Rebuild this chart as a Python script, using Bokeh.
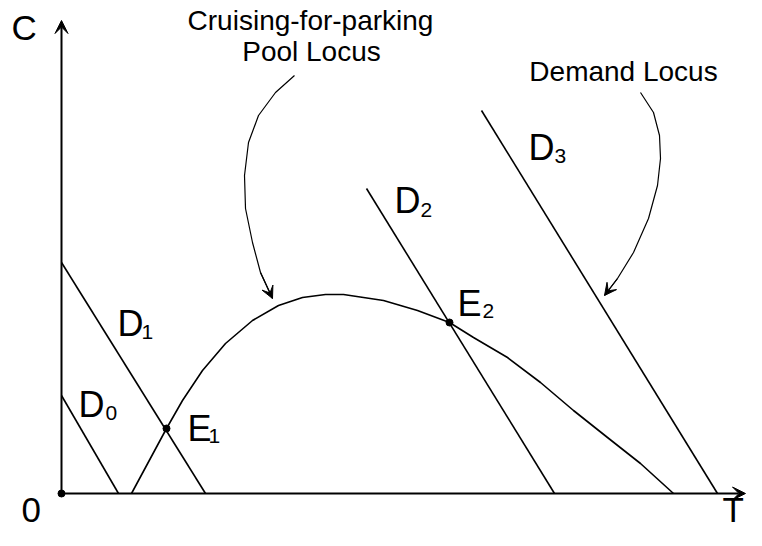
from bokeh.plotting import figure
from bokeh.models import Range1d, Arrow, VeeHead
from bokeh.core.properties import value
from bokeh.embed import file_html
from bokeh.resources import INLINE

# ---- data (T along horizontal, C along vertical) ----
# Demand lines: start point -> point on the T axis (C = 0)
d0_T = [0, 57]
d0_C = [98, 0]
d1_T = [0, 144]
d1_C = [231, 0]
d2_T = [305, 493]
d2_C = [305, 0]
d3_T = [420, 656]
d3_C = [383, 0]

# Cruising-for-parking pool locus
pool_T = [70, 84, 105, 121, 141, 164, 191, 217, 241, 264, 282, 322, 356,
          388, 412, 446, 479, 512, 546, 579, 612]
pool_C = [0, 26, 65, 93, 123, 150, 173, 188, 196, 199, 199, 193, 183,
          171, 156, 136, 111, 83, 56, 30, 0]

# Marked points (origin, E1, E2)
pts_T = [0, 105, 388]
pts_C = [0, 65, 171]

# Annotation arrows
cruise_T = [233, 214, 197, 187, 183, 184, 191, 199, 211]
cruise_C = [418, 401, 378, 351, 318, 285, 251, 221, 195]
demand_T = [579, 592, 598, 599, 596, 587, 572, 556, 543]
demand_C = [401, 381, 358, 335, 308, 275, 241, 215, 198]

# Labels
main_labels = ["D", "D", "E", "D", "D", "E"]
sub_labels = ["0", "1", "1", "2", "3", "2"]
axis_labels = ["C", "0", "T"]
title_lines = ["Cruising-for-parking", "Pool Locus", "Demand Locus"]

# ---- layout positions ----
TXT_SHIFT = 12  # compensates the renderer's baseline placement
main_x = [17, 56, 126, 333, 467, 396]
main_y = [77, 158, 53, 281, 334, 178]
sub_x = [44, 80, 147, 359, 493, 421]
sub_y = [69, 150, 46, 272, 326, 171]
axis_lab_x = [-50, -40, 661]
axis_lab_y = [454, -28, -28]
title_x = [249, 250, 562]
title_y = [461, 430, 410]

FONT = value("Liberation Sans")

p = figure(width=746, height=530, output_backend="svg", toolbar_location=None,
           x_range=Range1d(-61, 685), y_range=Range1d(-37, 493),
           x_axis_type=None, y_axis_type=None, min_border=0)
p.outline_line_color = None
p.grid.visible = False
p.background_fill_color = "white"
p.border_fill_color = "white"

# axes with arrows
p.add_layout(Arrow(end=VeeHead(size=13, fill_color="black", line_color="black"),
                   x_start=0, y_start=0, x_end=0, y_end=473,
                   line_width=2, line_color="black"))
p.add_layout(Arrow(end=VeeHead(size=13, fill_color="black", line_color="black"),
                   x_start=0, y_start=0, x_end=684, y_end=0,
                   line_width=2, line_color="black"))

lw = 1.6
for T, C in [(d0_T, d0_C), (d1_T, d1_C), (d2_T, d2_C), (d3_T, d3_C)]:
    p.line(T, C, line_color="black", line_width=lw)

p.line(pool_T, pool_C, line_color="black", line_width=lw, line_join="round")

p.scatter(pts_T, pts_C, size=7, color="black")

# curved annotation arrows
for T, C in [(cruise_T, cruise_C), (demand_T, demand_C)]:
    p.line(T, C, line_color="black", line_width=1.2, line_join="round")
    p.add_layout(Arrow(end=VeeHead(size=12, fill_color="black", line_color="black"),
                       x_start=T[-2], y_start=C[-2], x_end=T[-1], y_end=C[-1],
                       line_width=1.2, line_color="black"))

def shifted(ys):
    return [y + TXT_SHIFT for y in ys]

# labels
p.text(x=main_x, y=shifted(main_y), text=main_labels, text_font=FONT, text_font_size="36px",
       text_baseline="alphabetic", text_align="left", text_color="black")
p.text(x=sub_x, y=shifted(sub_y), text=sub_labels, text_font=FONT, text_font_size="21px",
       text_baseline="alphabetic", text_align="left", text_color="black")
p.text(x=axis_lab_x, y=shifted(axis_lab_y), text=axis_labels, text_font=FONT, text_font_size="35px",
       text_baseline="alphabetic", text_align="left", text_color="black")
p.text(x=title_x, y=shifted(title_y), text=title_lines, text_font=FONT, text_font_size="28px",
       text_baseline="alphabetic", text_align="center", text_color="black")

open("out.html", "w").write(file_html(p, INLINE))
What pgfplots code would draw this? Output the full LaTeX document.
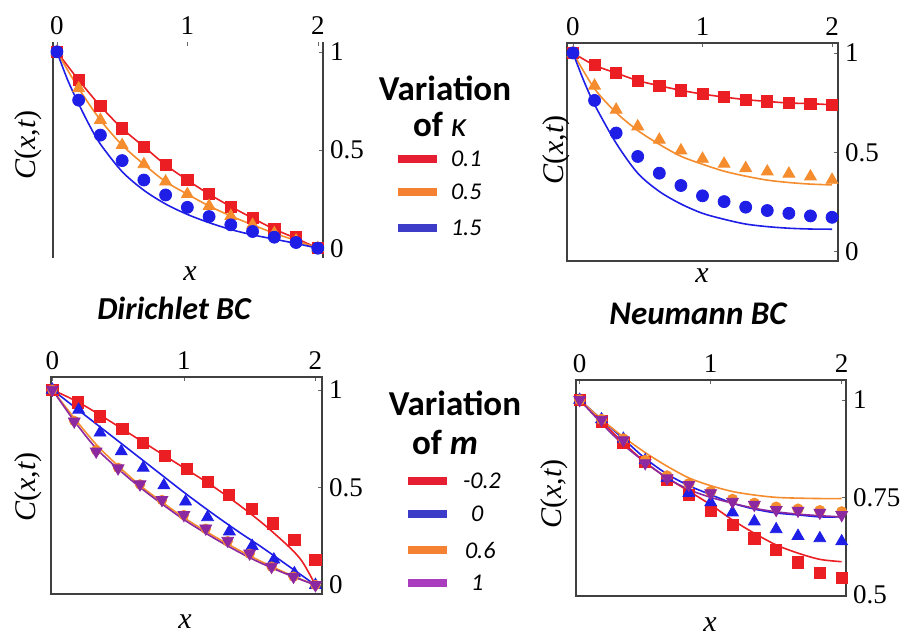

---+---

Please reproduce, word for word, every line from the first line of the records above through the line containing "demand_C = [401, 381, 358, 335, 308, 275, 241, 215, 198]", and leave out the pictures.

Rebuild this chart as a Python script, using Bokeh.
from bokeh.plotting import figure
from bokeh.models import Range1d, Arrow, VeeHead
from bokeh.core.properties import value
from bokeh.embed import file_html
from bokeh.resources import INLINE

# ---- data (T along horizontal, C along vertical) ----
# Demand lines: start point -> point on the T axis (C = 0)
d0_T = [0, 57]
d0_C = [98, 0]
d1_T = [0, 144]
d1_C = [231, 0]
d2_T = [305, 493]
d2_C = [305, 0]
d3_T = [420, 656]
d3_C = [383, 0]

# Cruising-for-parking pool locus
pool_T = [70, 84, 105, 121, 141, 164, 191, 217, 241, 264, 282, 322, 356,
          388, 412, 446, 479, 512, 546, 579, 612]
pool_C = [0, 26, 65, 93, 123, 150, 173, 188, 196, 199, 199, 193, 183,
          171, 156, 136, 111, 83, 56, 30, 0]

# Marked points (origin, E1, E2)
pts_T = [0, 105, 388]
pts_C = [0, 65, 171]

# Annotation arrows
cruise_T = [233, 214, 197, 187, 183, 184, 191, 199, 211]
cruise_C = [418, 401, 378, 351, 318, 285, 251, 221, 195]
demand_T = [579, 592, 598, 599, 596, 587, 572, 556, 543]
demand_C = [401, 381, 358, 335, 308, 275, 241, 215, 198]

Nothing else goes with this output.